Bacula-users

Re: [Bacula-users] Windows restore

2009-08-27 08:44:55
Subject: Re: [Bacula-users] Windows restore
From: "James Harper" <james.harper AT bendigoit.com DOT au>
To: "g d" <gebbletook AT gmail DOT com>, <bacula-users AT lists.sourceforge DOT net>
Date: Thu, 27 Aug 2009 22:41:29 +1000
> 
> I'm new to bacula and am considering it for a back up solution for a
small
> business.
> 
> I've gotten the impression from reading the docs and wiki that it is
difficult
> to restore a windows system (like windows server 2003 for instance)
after a
> wipe.
> 
> Couldn't I just reinstall the OS, the registry backup, and the windows
bacula
> client, reconfigure it and do a restore? I really only want some sql
(ms sql,
> mysql) databases, and a directory full of pdfs backed up nightly in
case of a
> failure or some kind of over write problem. What problems might I come
across
> trying this method? Thanks for any comments in advance.
> 
> I just set up bacula on ubuntu 8.04 server, and have a couple win 2003
> servers.

Try it and see :)

If the Windows 2003 machine(s) use normal SATA disks then buy some new
ones, pick a good time for scheduled maintenance, take the original
disks out, put the new blank ones in and enact your disaster recovery
plan. Once you are done, put the original disks back. If your server has
heaps of disks in it and you can't justify buying a complete new set to
test your backups then just buy one and do a proof-of-concept partial
restore. If you have a RAID controller make sure that it will be happy
with you swapping disks around like that though...
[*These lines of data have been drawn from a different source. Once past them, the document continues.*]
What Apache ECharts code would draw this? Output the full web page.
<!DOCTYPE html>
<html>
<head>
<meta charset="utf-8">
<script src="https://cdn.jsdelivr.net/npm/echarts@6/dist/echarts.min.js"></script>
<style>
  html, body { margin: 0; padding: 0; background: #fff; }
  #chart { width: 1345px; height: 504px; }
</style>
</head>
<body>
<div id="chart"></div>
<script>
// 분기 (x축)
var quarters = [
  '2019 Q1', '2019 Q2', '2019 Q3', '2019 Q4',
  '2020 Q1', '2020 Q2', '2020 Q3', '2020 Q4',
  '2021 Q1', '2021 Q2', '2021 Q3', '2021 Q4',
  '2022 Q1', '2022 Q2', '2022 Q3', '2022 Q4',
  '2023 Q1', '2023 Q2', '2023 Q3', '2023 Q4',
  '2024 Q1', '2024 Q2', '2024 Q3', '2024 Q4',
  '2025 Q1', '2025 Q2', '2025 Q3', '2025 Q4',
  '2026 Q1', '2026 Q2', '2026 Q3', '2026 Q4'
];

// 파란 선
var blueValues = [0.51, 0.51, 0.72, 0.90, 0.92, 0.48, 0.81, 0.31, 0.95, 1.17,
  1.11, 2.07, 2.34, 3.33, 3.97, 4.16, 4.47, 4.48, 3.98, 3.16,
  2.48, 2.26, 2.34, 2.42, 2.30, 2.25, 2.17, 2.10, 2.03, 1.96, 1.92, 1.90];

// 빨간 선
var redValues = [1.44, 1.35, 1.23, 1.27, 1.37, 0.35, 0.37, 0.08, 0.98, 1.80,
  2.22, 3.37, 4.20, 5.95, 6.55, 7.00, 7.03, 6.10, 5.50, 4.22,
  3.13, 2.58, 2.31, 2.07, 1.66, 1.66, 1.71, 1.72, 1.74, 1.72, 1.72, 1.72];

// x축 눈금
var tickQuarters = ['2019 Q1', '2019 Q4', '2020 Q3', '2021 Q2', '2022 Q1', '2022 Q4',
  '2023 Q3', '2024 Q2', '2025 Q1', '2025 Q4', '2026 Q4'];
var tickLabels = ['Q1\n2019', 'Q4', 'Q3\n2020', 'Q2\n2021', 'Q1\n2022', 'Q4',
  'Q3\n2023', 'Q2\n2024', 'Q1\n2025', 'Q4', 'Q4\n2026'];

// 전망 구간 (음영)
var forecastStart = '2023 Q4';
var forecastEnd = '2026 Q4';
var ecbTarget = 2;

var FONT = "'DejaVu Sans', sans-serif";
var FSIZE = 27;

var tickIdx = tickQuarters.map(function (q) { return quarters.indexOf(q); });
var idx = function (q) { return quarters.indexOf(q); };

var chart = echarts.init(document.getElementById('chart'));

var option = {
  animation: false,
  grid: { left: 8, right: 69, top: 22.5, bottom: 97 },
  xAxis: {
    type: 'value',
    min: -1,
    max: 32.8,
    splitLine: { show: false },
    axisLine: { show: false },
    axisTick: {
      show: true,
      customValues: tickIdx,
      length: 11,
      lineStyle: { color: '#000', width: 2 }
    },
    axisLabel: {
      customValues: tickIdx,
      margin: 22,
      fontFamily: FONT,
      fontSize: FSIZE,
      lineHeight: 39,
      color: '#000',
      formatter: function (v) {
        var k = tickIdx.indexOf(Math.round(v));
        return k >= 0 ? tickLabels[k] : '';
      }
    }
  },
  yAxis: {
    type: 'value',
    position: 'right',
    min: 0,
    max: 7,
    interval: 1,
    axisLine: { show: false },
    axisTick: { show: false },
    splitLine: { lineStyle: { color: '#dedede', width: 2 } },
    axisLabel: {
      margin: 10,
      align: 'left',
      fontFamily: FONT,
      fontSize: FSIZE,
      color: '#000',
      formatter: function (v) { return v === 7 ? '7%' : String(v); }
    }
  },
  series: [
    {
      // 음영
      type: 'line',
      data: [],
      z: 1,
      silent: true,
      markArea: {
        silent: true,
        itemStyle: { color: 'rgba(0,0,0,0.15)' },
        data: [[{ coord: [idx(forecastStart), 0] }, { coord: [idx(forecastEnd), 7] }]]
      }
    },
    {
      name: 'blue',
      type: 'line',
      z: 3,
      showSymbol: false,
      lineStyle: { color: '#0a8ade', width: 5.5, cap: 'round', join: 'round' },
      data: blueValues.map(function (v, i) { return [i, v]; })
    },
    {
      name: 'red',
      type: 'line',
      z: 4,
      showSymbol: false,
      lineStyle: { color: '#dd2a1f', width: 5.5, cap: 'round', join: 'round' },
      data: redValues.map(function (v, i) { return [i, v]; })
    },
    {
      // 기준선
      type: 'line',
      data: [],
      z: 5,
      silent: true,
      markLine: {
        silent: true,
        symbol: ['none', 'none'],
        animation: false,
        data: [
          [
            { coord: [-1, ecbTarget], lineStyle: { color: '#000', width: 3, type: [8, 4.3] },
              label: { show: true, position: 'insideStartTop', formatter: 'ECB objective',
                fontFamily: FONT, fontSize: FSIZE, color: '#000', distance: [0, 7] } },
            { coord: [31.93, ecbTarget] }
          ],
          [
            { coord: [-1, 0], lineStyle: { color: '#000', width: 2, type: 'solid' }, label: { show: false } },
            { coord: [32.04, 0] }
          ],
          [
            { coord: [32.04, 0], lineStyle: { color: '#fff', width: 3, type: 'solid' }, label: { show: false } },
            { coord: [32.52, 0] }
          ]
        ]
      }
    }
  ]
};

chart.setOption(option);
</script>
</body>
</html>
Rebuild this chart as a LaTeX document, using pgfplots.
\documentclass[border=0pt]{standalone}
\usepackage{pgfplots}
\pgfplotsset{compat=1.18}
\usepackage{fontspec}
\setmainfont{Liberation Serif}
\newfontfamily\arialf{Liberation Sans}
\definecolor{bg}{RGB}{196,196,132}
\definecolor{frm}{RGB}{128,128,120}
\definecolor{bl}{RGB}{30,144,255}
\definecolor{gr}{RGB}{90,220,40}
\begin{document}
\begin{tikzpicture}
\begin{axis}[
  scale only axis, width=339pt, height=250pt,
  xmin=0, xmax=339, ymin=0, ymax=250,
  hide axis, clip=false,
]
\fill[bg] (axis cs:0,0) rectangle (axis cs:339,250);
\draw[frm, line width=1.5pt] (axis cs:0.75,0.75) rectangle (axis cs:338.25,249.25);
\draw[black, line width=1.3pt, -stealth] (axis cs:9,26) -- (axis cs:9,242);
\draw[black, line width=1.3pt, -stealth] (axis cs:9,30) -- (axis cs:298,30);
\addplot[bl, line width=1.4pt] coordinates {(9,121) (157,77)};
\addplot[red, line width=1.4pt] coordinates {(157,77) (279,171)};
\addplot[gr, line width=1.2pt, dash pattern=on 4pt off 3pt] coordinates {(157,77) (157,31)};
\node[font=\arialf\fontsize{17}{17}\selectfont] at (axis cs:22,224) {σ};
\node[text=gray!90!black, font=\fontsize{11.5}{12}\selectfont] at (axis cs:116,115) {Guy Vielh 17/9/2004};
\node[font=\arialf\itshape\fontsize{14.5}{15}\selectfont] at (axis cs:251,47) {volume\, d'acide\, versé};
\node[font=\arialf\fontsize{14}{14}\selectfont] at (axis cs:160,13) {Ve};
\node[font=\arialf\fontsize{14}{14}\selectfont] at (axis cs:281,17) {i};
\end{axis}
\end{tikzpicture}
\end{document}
It's a bit more (a lot more probably) expensive if your server uses
hotswap SAS disks or something, and if you are restoring the registry
then restoring to a different (eg cheaper) test platform becomes a bit
harder but not impossible.

If you are doing incremental backups, be aware that the last-modified
date on the sql databases doesn't get updated like you'd expect (ask me
how I found that out :). If you are doing full backups then VSS takes
care of everything for you.

A few years ago I restored an XP machine using bacula on a BartPE boot
cd. The director and catalog was on another machine which made that side
of it easier (no need to restore catalog's etc). The restore process was
basically just:
. Build the BartPE CD and put bacula-fd and associated stuff on it
. Boot of the BartPE CD (this was actually a lot trickier than
anticipated - the CDROM driver turned out to be mostly stuffed)
. Set up networking
. Format and partition the disk and make it bootable
. Restore all the data

I'm not sure how you'll go restoring the registry 'live' - you may need
to restore it to another folder and then boot a recovery cd and copy it
from there or something. I've never done it that way.

Have a read of the ASR restore methodology on Microsoft's various web
sites to give you a basic understanding of the backup and restore
process on Windows and what restoring the registry entails.